• **Task objective**: Give the listing again character for character, but drop the images.

____

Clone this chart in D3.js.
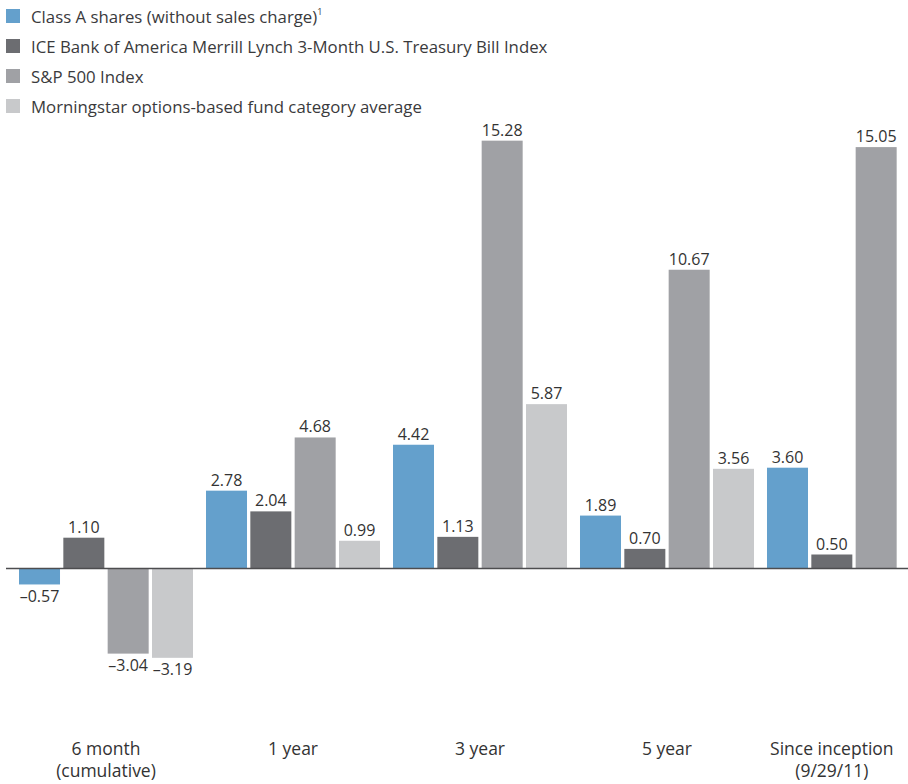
<!DOCTYPE html>
<html>
<head>
<meta charset="utf-8">
<script src="https://cdn.jsdelivr.net/npm/d3@7/dist/d3.min.js"></script>
<style>
  html, body { margin: 0; padding: 0; background: #fff; }
  svg { display: block; font-family: "Open Sans", "Noto Sans", sans-serif; }
</style>
</head>
<body>
<svg id="chart" width="908" height="784"></svg>
<script>
// ---- data ----
const categories = ["6 month (cumulative)", "1 year", "3 year", "5 year", "Since inception (9/29/11)"];
const categoryLines = [["6 month", "(cumulative)"], ["1 year"], ["3 year"], ["5 year"], ["Since inception", "(9/29/11)"]];
const seriesNames = [
  "Class A shares (without sales charge)",
  "ICE Bank of America Merrill Lynch 3-Month U.S. Treasury Bill Index",
  "S&P 500 Index",
  "Morningstar options-based fund category average"
];
const classA      = [-0.57, 2.78, 4.42, 1.89, 3.60];
const iceBofA     = [1.10, 2.04, 1.13, 0.70, 0.50];
const sp500       = [-3.04, 4.68, 15.28, 10.67, 15.05];
const morningstar = [-3.19, 0.99, 5.87, 3.56, null];
const colors = ["#64a0cc", "#6c6d71", "#a0a1a5", "#c8c9cb"];

const seriesValues = [classA, iceBofA, sp500, morningstar];

const svg = d3.select("#chart");

// ---- scales ----
const x0 = d3.scaleBand().domain(categories).range([19, 941]).paddingInner(0.0695).paddingOuter(0);
const x1 = d3.scaleBand().domain(seriesNames).range([0, x0.bandwidth()]).paddingInner(0.075).paddingOuter(0);
const y = d3.scaleLinear().domain([-4, 16]).range([680.5, 120.5]);

// ---- legend ----
const legend = svg.append("g");
seriesNames.forEach((name, i) => {
  const g = legend.append("g").attr("transform", `translate(6, ${9 + i * 30})`);
  g.append("rect").attr("width", 14).attr("height", 14).attr("fill", colors[i]);
  const t = g.append("text").attr("x", 25).attr("y", 13.5)
    .attr("font-size", 16.8).attr("fill", "#3a3a3c").text(name);
  if (i === 0) t.append("tspan").attr("font-size", 9).attr("dy", -8).text("1");
});

// ---- bars ----
const groups = svg.append("g").selectAll("g").data(categories).join("g")
  .attr("transform", d => `translate(${x0(d)},0)`);

groups.each(function(cat, ci) {
  const g = d3.select(this);
  seriesNames.forEach((s, si) => {
    const v = seriesValues[si][ci];
    if (v === null || v === undefined) return;
    g.append("rect")
      .attr("x", x1(s))
      .attr("width", x1.bandwidth())
      .attr("y", y(Math.max(0, v)))
      .attr("height", Math.abs(y(v) - y(0)))
      .attr("fill", colors[si]);
    g.append("text")
      .attr("x", x1(s) + x1.bandwidth() / 2)
      .attr("y", v >= 0 ? y(v) - 5 : y(v) + 17.5)
      .attr("text-anchor", "middle")
      .attr("font-size", 16)
      .attr("fill", "#333")
      .text((v < 0 ? "\u2013" : "") + Math.abs(v).toFixed(2));
  });
});

// ---- zero line ----
svg.append("line").attr("x1", 6).attr("x2", 908).attr("y1", y(0)).attr("y2", y(0))
  .attr("stroke", "#4d4d4f").attr("stroke-width", 1.5);

// ---- category labels ----
categories.forEach((cat, ci) => {
  const present = seriesNames.filter((s, si) => seriesValues[si][ci] !== null);
  const left = x0(cat) + x1(present[0]);
  const right = x0(cat) + x1(present[present.length - 1]) + x1.bandwidth();
  const cx = (left + right) / 2;
  const t = svg.append("text").attr("x", cx).attr("y", 755)
    .attr("text-anchor", "middle").attr("font-size", 17.5).attr("fill", "#333");
  categoryLines[ci].forEach((line, li) => {
    t.append("tspan").attr("x", cx).attr("dy", li === 0 ? 0 : 22).text(line);
  });
});
</script>
</body>
</html>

____

• **Response to the task**:
Clone this chart in D3.js.
<!DOCTYPE html>
<html>
<head>
<meta charset="utf-8">
<script src="https://cdn.jsdelivr.net/npm/d3@7/dist/d3.min.js"></script>
<style>
  html, body { margin: 0; padding: 0; background: #fff; }
  svg { display: block; font-family: "Open Sans", "Noto Sans", sans-serif; }
</style>
</head>
<body>
<svg id="chart" width="908" height="784"></svg>
<script>
// ---- data ----
const categories = ["6 month (cumulative)", "1 year", "3 year", "5 year", "Since inception (9/29/11)"];
const categoryLines = [["6 month", "(cumulative)"], ["1 year"], ["3 year"], ["5 year"], ["Since inception", "(9/29/11)"]];
const seriesNames = [
  "Class A shares (without sales charge)",
  "ICE Bank of America Merrill Lynch 3-Month U.S. Treasury Bill Index",
  "S&P 500 Index",
  "Morningstar options-based fund category average"
];
const classA      = [-0.57, 2.78, 4.42, 1.89, 3.60];
const iceBofA     = [1.10, 2.04, 1.13, 0.70, 0.50];
const sp500       = [-3.04, 4.68, 15.28, 10.67, 15.05];
const morningstar = [-3.19, 0.99, 5.87, 3.56, null];
const colors = ["#64a0cc", "#6c6d71", "#a0a1a5", "#c8c9cb"];

const seriesValues = [classA, iceBofA, sp500, morningstar];

const svg = d3.select("#chart");

// ---- scales ----
const x0 = d3.scaleBand().domain(categories).range([19, 941]).paddingInner(0.0695).paddingOuter(0);
const x1 = d3.scaleBand().domain(seriesNames).range([0, x0.bandwidth()]).paddingInner(0.075).paddingOuter(0);
const y = d3.scaleLinear().domain([-4, 16]).range([680.5, 120.5]);

// ---- legend ----
const legend = svg.append("g");
seriesNames.forEach((name, i) => {
  const g = legend.append("g").attr("transform", `translate(6, ${9 + i * 30})`);
  g.append("rect").attr("width", 14).attr("height", 14).attr("fill", colors[i]);
  const t = g.append("text").attr("x", 25).attr("y", 13.5)
    .attr("font-size", 16.8).attr("fill", "#3a3a3c").text(name);
  if (i === 0) t.append("tspan").attr("font-size", 9).attr("dy", -8).text("1");
});

// ---- bars ----
const groups = svg.append("g").selectAll("g").data(categories).join("g")
  .attr("transform", d => `translate(${x0(d)},0)`);

groups.each(function(cat, ci) {
  const g = d3.select(this);
  seriesNames.forEach((s, si) => {
    const v = seriesValues[si][ci];
    if (v === null || v === undefined) return;
    g.append("rect")
      .attr("x", x1(s))
      .attr("width", x1.bandwidth())
      .attr("y", y(Math.max(0, v)))
      .attr("height", Math.abs(y(v) - y(0)))
      .attr("fill", colors[si]);
    g.append("text")
      .attr("x", x1(s) + x1.bandwidth() / 2)
      .attr("y", v >= 0 ? y(v) - 5 : y(v) + 17.5)
      .attr("text-anchor", "middle")
      .attr("font-size", 16)
      .attr("fill", "#333")
      .text((v < 0 ? "\u2013" : "") + Math.abs(v).toFixed(2));
  });
});

// ---- zero line ----
svg.append("line").attr("x1", 6).attr("x2", 908).attr("y1", y(0)).attr("y2", y(0))
  .attr("stroke", "#4d4d4f").attr("stroke-width", 1.5);

// ---- category labels ----
categories.forEach((cat, ci) => {
  const present = seriesNames.filter((s, si) => seriesValues[si][ci] !== null);
  const left = x0(cat) + x1(present[0]);
  const right = x0(cat) + x1(present[present.length - 1]) + x1.bandwidth();
  const cx = (left + right) / 2;
  const t = svg.append("text").attr("x", cx).attr("y", 755)
    .attr("text-anchor", "middle").attr("font-size", 17.5).attr("fill", "#333");
  categoryLines[ci].forEach((line, li) => {
    t.append("tspan").attr("x", cx).attr("dy", li === 0 ? 0 : 22).text(line);
  });
});
</script>
</body>
</html>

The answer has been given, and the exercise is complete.